• [WHAT IS ASKED]: Reproduce all the material exactly, minus any pictures it holds.

────

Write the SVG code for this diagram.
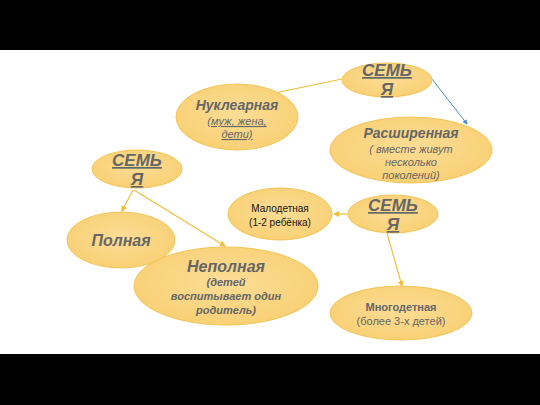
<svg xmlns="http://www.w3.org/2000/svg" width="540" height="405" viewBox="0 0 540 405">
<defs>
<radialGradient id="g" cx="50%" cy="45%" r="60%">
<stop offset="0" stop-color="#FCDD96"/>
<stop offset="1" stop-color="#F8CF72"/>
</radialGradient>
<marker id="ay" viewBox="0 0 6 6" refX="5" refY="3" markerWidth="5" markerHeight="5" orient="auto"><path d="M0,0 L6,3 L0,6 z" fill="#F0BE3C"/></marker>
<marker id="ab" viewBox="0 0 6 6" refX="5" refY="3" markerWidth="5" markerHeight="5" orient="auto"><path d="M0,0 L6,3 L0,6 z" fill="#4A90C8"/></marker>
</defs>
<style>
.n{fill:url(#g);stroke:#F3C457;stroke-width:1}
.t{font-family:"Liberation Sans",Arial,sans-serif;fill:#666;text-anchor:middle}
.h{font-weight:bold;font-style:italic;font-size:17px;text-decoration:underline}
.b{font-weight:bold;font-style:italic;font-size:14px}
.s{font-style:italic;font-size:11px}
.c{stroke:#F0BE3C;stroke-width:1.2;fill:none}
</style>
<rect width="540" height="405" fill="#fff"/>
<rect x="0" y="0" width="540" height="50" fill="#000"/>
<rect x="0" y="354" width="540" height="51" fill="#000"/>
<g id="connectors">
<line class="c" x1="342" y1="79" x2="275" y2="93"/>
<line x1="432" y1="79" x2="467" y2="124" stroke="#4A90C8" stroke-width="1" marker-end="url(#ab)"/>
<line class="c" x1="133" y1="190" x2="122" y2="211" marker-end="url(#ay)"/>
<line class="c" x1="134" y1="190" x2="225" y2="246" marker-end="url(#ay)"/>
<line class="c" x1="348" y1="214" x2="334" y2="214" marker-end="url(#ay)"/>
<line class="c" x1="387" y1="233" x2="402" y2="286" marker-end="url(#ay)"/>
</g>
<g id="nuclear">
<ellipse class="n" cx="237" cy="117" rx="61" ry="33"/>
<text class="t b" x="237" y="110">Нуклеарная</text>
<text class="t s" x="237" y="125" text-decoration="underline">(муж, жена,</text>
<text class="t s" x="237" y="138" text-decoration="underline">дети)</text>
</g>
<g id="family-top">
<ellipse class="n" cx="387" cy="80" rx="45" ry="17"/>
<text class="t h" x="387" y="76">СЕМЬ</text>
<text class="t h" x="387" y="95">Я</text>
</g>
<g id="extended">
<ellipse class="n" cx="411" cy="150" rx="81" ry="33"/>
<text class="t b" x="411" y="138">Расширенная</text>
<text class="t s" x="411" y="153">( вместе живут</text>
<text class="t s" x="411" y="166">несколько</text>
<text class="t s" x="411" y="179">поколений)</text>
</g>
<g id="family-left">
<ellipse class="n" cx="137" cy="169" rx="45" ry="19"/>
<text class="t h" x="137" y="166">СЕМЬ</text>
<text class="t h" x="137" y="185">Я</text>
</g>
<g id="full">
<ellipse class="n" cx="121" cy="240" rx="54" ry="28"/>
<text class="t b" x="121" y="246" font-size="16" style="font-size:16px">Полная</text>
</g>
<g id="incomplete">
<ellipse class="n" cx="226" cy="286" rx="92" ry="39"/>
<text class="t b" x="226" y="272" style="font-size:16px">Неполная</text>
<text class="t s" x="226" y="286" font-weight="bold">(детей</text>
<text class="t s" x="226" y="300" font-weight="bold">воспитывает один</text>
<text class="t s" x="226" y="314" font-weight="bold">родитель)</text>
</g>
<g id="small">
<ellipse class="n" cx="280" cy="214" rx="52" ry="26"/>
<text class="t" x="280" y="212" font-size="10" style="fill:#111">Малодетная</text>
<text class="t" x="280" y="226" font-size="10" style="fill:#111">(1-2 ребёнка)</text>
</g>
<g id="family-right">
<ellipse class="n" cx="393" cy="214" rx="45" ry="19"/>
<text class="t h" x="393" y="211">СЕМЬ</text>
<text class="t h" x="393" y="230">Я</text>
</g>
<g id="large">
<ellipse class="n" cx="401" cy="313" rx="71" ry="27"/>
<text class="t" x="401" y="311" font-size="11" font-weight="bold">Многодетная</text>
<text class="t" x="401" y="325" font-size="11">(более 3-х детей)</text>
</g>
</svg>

────

• [FINISHED EXERCISE]:
Write the SVG code for this diagram.
<svg xmlns="http://www.w3.org/2000/svg" width="540" height="405" viewBox="0 0 540 405">
<defs>
<radialGradient id="g" cx="50%" cy="45%" r="60%">
<stop offset="0" stop-color="#FCDD96"/>
<stop offset="1" stop-color="#F8CF72"/>
</radialGradient>
<marker id="ay" viewBox="0 0 6 6" refX="5" refY="3" markerWidth="5" markerHeight="5" orient="auto"><path d="M0,0 L6,3 L0,6 z" fill="#F0BE3C"/></marker>
<marker id="ab" viewBox="0 0 6 6" refX="5" refY="3" markerWidth="5" markerHeight="5" orient="auto"><path d="M0,0 L6,3 L0,6 z" fill="#4A90C8"/></marker>
</defs>
<style>
.n{fill:url(#g);stroke:#F3C457;stroke-width:1}
.t{font-family:"Liberation Sans",Arial,sans-serif;fill:#666;text-anchor:middle}
.h{font-weight:bold;font-style:italic;font-size:17px;text-decoration:underline}
.b{font-weight:bold;font-style:italic;font-size:14px}
.s{font-style:italic;font-size:11px}
.c{stroke:#F0BE3C;stroke-width:1.2;fill:none}
</style>
<rect width="540" height="405" fill="#fff"/>
<rect x="0" y="0" width="540" height="50" fill="#000"/>
<rect x="0" y="354" width="540" height="51" fill="#000"/>
<g id="connectors">
<line class="c" x1="342" y1="79" x2="275" y2="93"/>
<line x1="432" y1="79" x2="467" y2="124" stroke="#4A90C8" stroke-width="1" marker-end="url(#ab)"/>
<line class="c" x1="133" y1="190" x2="122" y2="211" marker-end="url(#ay)"/>
<line class="c" x1="134" y1="190" x2="225" y2="246" marker-end="url(#ay)"/>
<line class="c" x1="348" y1="214" x2="334" y2="214" marker-end="url(#ay)"/>
<line class="c" x1="387" y1="233" x2="402" y2="286" marker-end="url(#ay)"/>
</g>
<g id="nuclear">
<ellipse class="n" cx="237" cy="117" rx="61" ry="33"/>
<text class="t b" x="237" y="110">Нуклеарная</text>
<text class="t s" x="237" y="125" text-decoration="underline">(муж, жена,</text>
<text class="t s" x="237" y="138" text-decoration="underline">дети)</text>
</g>
<g id="family-top">
<ellipse class="n" cx="387" cy="80" rx="45" ry="17"/>
<text class="t h" x="387" y="76">СЕМЬ</text>
<text class="t h" x="387" y="95">Я</text>
</g>
<g id="extended">
<ellipse class="n" cx="411" cy="150" rx="81" ry="33"/>
<text class="t b" x="411" y="138">Расширенная</text>
<text class="t s" x="411" y="153">( вместе живут</text>
<text class="t s" x="411" y="166">несколько</text>
<text class="t s" x="411" y="179">поколений)</text>
</g>
<g id="family-left">
<ellipse class="n" cx="137" cy="169" rx="45" ry="19"/>
<text class="t h" x="137" y="166">СЕМЬ</text>
<text class="t h" x="137" y="185">Я</text>
</g>
<g id="full">
<ellipse class="n" cx="121" cy="240" rx="54" ry="28"/>
<text class="t b" x="121" y="246" font-size="16" style="font-size:16px">Полная</text>
</g>
<g id="incomplete">
<ellipse class="n" cx="226" cy="286" rx="92" ry="39"/>
<text class="t b" x="226" y="272" style="font-size:16px">Неполная</text>
<text class="t s" x="226" y="286" font-weight="bold">(детей</text>
<text class="t s" x="226" y="300" font-weight="bold">воспитывает один</text>
<text class="t s" x="226" y="314" font-weight="bold">родитель)</text>
</g>
<g id="small">
<ellipse class="n" cx="280" cy="214" rx="52" ry="26"/>
<text class="t" x="280" y="212" font-size="10" style="fill:#111">Малодетная</text>
<text class="t" x="280" y="226" font-size="10" style="fill:#111">(1-2 ребёнка)</text>
</g>
<g id="family-right">
<ellipse class="n" cx="393" cy="214" rx="45" ry="19"/>
<text class="t h" x="393" y="211">СЕМЬ</text>
<text class="t h" x="393" y="230">Я</text>
</g>
<g id="large">
<ellipse class="n" cx="401" cy="313" rx="71" ry="27"/>
<text class="t" x="401" y="311" font-size="11" font-weight="bold">Многодетная</text>
<text class="t" x="401" y="325" font-size="11">(более 3-х детей)</text>
</g>
</svg>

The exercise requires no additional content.